• **THE EXERCISE**
Set the data down again, exactly as it reads, but without the pictures.

**********

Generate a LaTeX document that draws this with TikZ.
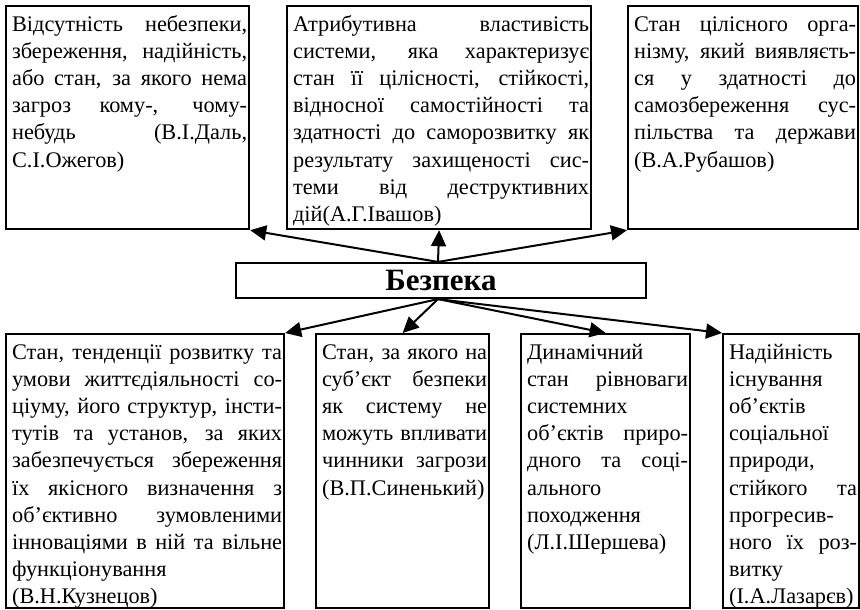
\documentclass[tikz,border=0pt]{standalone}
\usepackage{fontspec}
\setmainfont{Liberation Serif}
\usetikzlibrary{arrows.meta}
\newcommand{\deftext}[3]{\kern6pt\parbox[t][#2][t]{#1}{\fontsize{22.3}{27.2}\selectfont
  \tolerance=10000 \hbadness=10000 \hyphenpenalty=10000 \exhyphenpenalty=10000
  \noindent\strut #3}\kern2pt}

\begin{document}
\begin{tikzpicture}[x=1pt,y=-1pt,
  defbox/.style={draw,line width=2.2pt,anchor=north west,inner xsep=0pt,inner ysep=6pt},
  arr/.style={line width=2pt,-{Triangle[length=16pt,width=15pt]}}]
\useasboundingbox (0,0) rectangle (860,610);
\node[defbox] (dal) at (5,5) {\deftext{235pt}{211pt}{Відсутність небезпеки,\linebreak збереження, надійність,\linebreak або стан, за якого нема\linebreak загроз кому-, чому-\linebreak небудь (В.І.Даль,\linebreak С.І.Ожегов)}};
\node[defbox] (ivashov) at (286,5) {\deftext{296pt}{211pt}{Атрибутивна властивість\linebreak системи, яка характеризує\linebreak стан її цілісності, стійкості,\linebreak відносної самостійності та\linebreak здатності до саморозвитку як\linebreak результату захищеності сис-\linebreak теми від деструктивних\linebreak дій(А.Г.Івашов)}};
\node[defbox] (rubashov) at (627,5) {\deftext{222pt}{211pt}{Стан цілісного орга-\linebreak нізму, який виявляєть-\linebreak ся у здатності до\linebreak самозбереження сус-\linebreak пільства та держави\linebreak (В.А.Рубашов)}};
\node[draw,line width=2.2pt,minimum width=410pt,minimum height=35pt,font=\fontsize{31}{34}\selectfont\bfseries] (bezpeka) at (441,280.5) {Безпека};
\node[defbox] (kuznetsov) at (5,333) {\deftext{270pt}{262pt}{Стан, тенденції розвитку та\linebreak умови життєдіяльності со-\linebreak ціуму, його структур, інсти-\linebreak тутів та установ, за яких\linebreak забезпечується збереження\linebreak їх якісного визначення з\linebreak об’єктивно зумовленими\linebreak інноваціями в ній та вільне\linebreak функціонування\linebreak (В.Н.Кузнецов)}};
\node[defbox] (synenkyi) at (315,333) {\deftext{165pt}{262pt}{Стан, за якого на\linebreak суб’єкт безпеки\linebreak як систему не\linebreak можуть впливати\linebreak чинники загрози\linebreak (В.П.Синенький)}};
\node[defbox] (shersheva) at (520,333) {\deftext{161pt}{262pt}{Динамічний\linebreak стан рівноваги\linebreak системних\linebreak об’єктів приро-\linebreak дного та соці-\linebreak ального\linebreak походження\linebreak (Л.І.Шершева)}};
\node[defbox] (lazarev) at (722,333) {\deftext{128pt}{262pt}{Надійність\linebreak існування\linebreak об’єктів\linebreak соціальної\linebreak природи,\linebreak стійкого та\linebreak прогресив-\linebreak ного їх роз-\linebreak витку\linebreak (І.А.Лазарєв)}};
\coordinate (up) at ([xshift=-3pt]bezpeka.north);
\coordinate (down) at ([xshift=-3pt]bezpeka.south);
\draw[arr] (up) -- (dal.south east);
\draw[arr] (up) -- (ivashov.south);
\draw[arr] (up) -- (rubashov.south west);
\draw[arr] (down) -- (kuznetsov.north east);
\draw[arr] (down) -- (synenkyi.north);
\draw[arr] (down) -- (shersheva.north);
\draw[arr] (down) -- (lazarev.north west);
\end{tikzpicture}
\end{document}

**********

• **SOLVED EXERCISE**
Generate a LaTeX document that draws this with TikZ.
\documentclass[tikz,border=0pt]{standalone}
\usepackage{fontspec}
\setmainfont{Liberation Serif}
\usetikzlibrary{arrows.meta}
\newcommand{\deftext}[3]{\kern6pt\parbox[t][#2][t]{#1}{\fontsize{22.3}{27.2}\selectfont
  \tolerance=10000 \hbadness=10000 \hyphenpenalty=10000 \exhyphenpenalty=10000
  \noindent\strut #3}\kern2pt}

\begin{document}
\begin{tikzpicture}[x=1pt,y=-1pt,
  defbox/.style={draw,line width=2.2pt,anchor=north west,inner xsep=0pt,inner ysep=6pt},
  arr/.style={line width=2pt,-{Triangle[length=16pt,width=15pt]}}]
\useasboundingbox (0,0) rectangle (860,610);
\node[defbox] (dal) at (5,5) {\deftext{235pt}{211pt}{Відсутність небезпеки,\linebreak збереження, надійність,\linebreak або стан, за якого нема\linebreak загроз кому-, чому-\linebreak небудь (В.І.Даль,\linebreak С.І.Ожегов)}};
\node[defbox] (ivashov) at (286,5) {\deftext{296pt}{211pt}{Атрибутивна властивість\linebreak системи, яка характеризує\linebreak стан її цілісності, стійкості,\linebreak відносної самостійності та\linebreak здатності до саморозвитку як\linebreak результату захищеності сис-\linebreak теми від деструктивних\linebreak дій(А.Г.Івашов)}};
\node[defbox] (rubashov) at (627,5) {\deftext{222pt}{211pt}{Стан цілісного орга-\linebreak нізму, який виявляєть-\linebreak ся у здатності до\linebreak самозбереження сус-\linebreak пільства та держави\linebreak (В.А.Рубашов)}};
\node[draw,line width=2.2pt,minimum width=410pt,minimum height=35pt,font=\fontsize{31}{34}\selectfont\bfseries] (bezpeka) at (441,280.5) {Безпека};
\node[defbox] (kuznetsov) at (5,333) {\deftext{270pt}{262pt}{Стан, тенденції розвитку та\linebreak умови життєдіяльності со-\linebreak ціуму, його структур, інсти-\linebreak тутів та установ, за яких\linebreak забезпечується збереження\linebreak їх якісного визначення з\linebreak об’єктивно зумовленими\linebreak інноваціями в ній та вільне\linebreak функціонування\linebreak (В.Н.Кузнецов)}};
\node[defbox] (synenkyi) at (315,333) {\deftext{165pt}{262pt}{Стан, за якого на\linebreak суб’єкт безпеки\linebreak як систему не\linebreak можуть впливати\linebreak чинники загрози\linebreak (В.П.Синенький)}};
\node[defbox] (shersheva) at (520,333) {\deftext{161pt}{262pt}{Динамічний\linebreak стан рівноваги\linebreak системних\linebreak об’єктів приро-\linebreak дного та соці-\linebreak ального\linebreak походження\linebreak (Л.І.Шершева)}};
\node[defbox] (lazarev) at (722,333) {\deftext{128pt}{262pt}{Надійність\linebreak існування\linebreak об’єктів\linebreak соціальної\linebreak природи,\linebreak стійкого та\linebreak прогресив-\linebreak ного їх роз-\linebreak витку\linebreak (І.А.Лазарєв)}};
\coordinate (up) at ([xshift=-3pt]bezpeka.north);
\coordinate (down) at ([xshift=-3pt]bezpeka.south);
\draw[arr] (up) -- (dal.south east);
\draw[arr] (up) -- (ivashov.south);
\draw[arr] (up) -- (rubashov.south west);
\draw[arr] (down) -- (kuznetsov.north east);
\draw[arr] (down) -- (synenkyi.north);
\draw[arr] (down) -- (shersheva.north);
\draw[arr] (down) -- (lazarev.north west);
\end{tikzpicture}
\end{document}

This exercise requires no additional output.